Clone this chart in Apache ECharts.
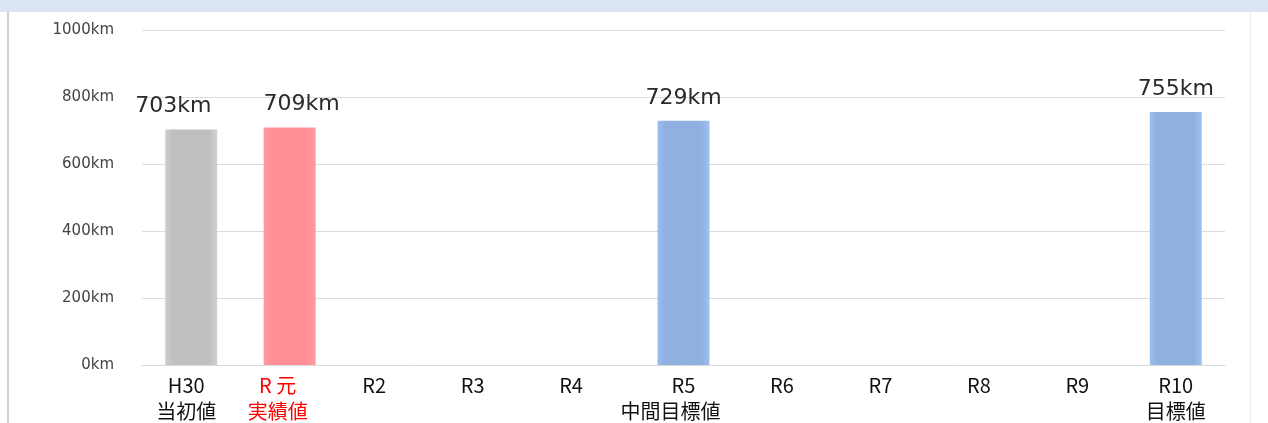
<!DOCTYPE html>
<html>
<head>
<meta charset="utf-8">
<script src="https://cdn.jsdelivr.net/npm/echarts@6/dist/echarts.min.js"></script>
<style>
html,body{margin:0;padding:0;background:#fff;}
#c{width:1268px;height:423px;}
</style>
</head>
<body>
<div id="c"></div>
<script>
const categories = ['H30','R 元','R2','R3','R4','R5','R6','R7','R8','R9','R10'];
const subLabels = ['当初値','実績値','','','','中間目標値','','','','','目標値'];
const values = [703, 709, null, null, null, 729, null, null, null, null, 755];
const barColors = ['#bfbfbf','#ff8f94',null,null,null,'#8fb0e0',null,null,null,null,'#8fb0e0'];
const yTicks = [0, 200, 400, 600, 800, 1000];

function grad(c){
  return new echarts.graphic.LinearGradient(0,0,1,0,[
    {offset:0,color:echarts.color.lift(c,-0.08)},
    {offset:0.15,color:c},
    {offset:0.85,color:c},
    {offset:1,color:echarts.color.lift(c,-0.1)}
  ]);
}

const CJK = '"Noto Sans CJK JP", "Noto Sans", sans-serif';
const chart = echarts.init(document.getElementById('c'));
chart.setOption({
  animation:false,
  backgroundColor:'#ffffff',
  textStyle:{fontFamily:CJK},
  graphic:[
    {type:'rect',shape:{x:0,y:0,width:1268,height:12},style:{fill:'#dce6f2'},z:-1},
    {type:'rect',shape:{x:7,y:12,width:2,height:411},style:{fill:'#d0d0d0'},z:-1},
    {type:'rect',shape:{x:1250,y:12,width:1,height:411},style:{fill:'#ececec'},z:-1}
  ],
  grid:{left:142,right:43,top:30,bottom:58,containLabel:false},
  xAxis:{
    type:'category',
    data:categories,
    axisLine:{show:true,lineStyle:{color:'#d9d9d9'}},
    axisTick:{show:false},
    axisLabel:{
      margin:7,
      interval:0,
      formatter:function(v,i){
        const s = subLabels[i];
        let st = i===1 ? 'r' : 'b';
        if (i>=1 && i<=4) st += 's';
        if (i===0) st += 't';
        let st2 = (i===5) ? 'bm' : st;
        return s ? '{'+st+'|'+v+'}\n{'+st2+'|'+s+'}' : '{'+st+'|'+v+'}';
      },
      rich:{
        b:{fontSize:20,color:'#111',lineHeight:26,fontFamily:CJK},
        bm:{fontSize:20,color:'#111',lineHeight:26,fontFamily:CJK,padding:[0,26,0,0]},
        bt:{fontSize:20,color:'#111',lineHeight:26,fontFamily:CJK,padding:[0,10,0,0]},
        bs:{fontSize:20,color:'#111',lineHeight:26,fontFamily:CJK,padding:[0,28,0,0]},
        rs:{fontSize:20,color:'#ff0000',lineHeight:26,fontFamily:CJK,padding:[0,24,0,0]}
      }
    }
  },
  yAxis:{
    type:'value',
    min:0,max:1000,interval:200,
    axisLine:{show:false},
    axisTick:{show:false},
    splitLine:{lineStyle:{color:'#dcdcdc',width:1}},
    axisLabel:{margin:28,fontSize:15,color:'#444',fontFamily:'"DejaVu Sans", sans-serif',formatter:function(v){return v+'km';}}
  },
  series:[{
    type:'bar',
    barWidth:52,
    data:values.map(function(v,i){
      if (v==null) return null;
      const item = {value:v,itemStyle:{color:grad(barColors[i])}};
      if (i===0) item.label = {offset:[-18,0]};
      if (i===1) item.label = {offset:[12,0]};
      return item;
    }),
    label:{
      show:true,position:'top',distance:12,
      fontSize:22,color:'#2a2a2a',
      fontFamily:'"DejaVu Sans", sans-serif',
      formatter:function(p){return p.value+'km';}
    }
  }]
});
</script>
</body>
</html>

· · ·

# Work instructions:
Repeat the listing above up to and including the line with "const yTicks = [0, 200, 400, 600, 800, 1000];", starting from its first line. Drop any pictures.

# The output:
Clone this chart in Apache ECharts.
<!DOCTYPE html>
<html>
<head>
<meta charset="utf-8">
<script src="https://cdn.jsdelivr.net/npm/echarts@6/dist/echarts.min.js"></script>
<style>
html,body{margin:0;padding:0;background:#fff;}
#c{width:1268px;height:423px;}
</style>
</head>
<body>
<div id="c"></div>
<script>
const categories = ['H30','R 元','R2','R3','R4','R5','R6','R7','R8','R9','R10'];
const subLabels = ['当初値','実績値','','','','中間目標値','','','','','目標値'];
const values = [703, 709, null, null, null, 729, null, null, null, null, 755];
const barColors = ['#bfbfbf','#ff8f94',null,null,null,'#8fb0e0',null,null,null,null,'#8fb0e0'];
const yTicks = [0, 200, 400, 600, 800, 1000];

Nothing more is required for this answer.